Attachment theory tells us that children adapt to whatever environment they grow up in. If love felt conditional, we may become overachievers. If connection felt risky, we may grow hyper-independent. If chaos ruled, we may become caretakers or controllers.

These strategies worked when we were young. But as adults, they become overplayed patterns. Psychologist Gabor Maté talks about this in terms of adaptation: what once kept you alive can later keep you stuck. We are conditioned to search for the same dangers, we expect people to behave in patterns that feel familiar to us. Leadership simply gives those patterns a bigger stage.

Spotting your strengths in dark mode

Think of a recent moment at work when you were stressed, frustrated, or defensive. Chances are you leaned on a core strength - but in a way that worked against you.

Some common flips:

  • Confidence → arrogance (“I’ve already thought this through, no need for input”)

  • Empathy → people pleasing (“I’ll just take it all on so no one feels bad”)
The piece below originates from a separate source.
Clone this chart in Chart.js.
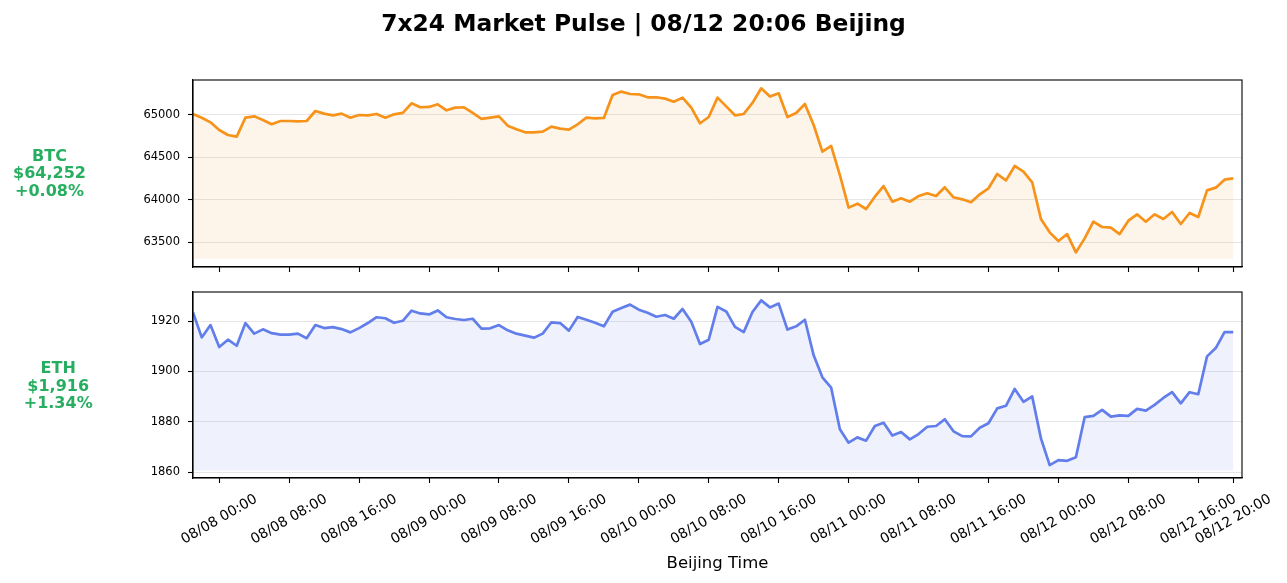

  • Drive → control (“If I don’t push harder, nothing will get done”)

  • Strategic vision → detachment (“I’ll stay in the big picture while ignoring the messy human reality”)

  • Adaptability → inconsistency (“I’ll change the plan again… and again”)
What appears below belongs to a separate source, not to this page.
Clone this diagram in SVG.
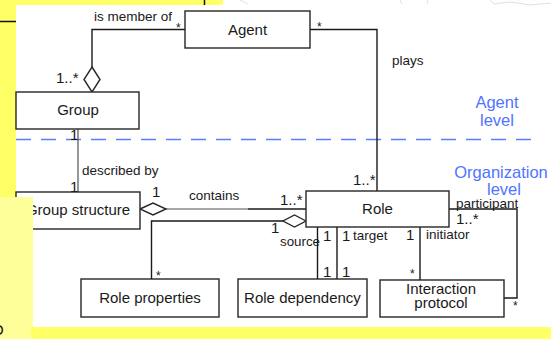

This isn’t about pointing out our habits to cause shame, it’s about noticing when you’re overusing the very muscle that usually serves you well (for the majority of the time!)

Common shadows and how they play out in leadership

Example 1: The Over-Empathiser
A leader who’s known for empathy gets stuck in people-pleasing. They say yes to every request, shield the team from tough feedback and avoid conflict at all costs. The short-term result is harmony. The long-term result? Burnout for the leader and confusion for the team. The shadow here isn’t empathy itself - it’s empathy without boundaries.

Example 2: The High-Driver
Another leader thrives on achievement and speed. They hit deadlines, deliver results, and pride themselves on energy. Under pressure, though, that drive morphs into micromanaging. The team feels suffocated, innovation stalls and resentment builds. The shadow here is drive without trust.

Example 3: The Lone Wolf
A senior exec raised on self-reliance believes “I can’t depend on anyone else.” It worked in childhood. It even worked climbing the ladder. But now, their hyper-independence blocks collaboration. They avoid vulnerability, hold information tightly and struggle to scale their leadership. The shadow here is independence without connection.

How to bring your shadow into the light

You can’t eliminate the shadow, but you can intentionally integrate it. Jung’s point wasn’t to ‘fix’ yourself but to become whole by acknowledging what you’ve pushed aside.

Here’s a process you can try:

  1. Spot the trigger. Notice when you feel defensive, anxious, or controlling. That’s usually your shadow stepping in.

  2. Name the strength. Ask: which of my strengths am I leaning on here? (e.g, empathy, drive, vision).

  3. Check the overplay. Is this strength helping the situation - or is it tipping me into dark mode?

  4. Ask what you’re protecting. Often the shadow is guarding something: credibility, belonging, control, or a fear of being exposed.

  5. Rebalance intentionally. What’s the lighter, more grounded version of this same strength?

Example: “I stepped in to fix everything (overplayed drive). What I was protecting was my sense of control. A more intentional use of drive would be coaching someone else to take ownership.”

Reflection prompts for leaders

Here are a few questions to help you explore your own shadow patterns:

  • What do I get praised for most often? Could I be over relying on this when stress or uncertainty hits?

  • When was the last time I felt defensive at work? What strength was I using in that moment?

  • What belief do I hold about myself that I rarely question (e.g, “I must achieve to matter”)?

  • When I overplay a strength, what am I usually trying to protect?

  • How might I use that same strength with more balance and choice?

Why doing this matters

Self awareness isn’t a given in leadership, but it’s the foundation of trust. When you can own your shadow, you model humility and growth. You also free up your team to do the same.

Teams don’t need perfect leaders. They need leaders who see themselves clearly, admit when they’ve slipped into dark mode and course correct.

As Kegan’s adult development research shows, the difference between leaders who plateau and leaders who grow is this: the ability to step outside your own patterns, see them for what they are and choose differently.

And as attachment theory reminds us, the way you show up becomes the emotional climate for everyone else. If you can create safety by owning your patterns, you create the conditions for trust, resilience and honest performance.

Final thought

Your shadow isn’t the enemy. It’s a teacher. The very strength that derails you in dark mode is also the one that can help you lead at your best - if you’re willing to notice when it’s flipped.

The choice isn’t between being ‘light’ or ‘dark’. The choice is whether to keep running on autopilot, or to step into the discomfort of awareness.

Because the most powerful leaders aren’t the ones without shadows. They’re the ones who know theirs well enough not to let them run the show.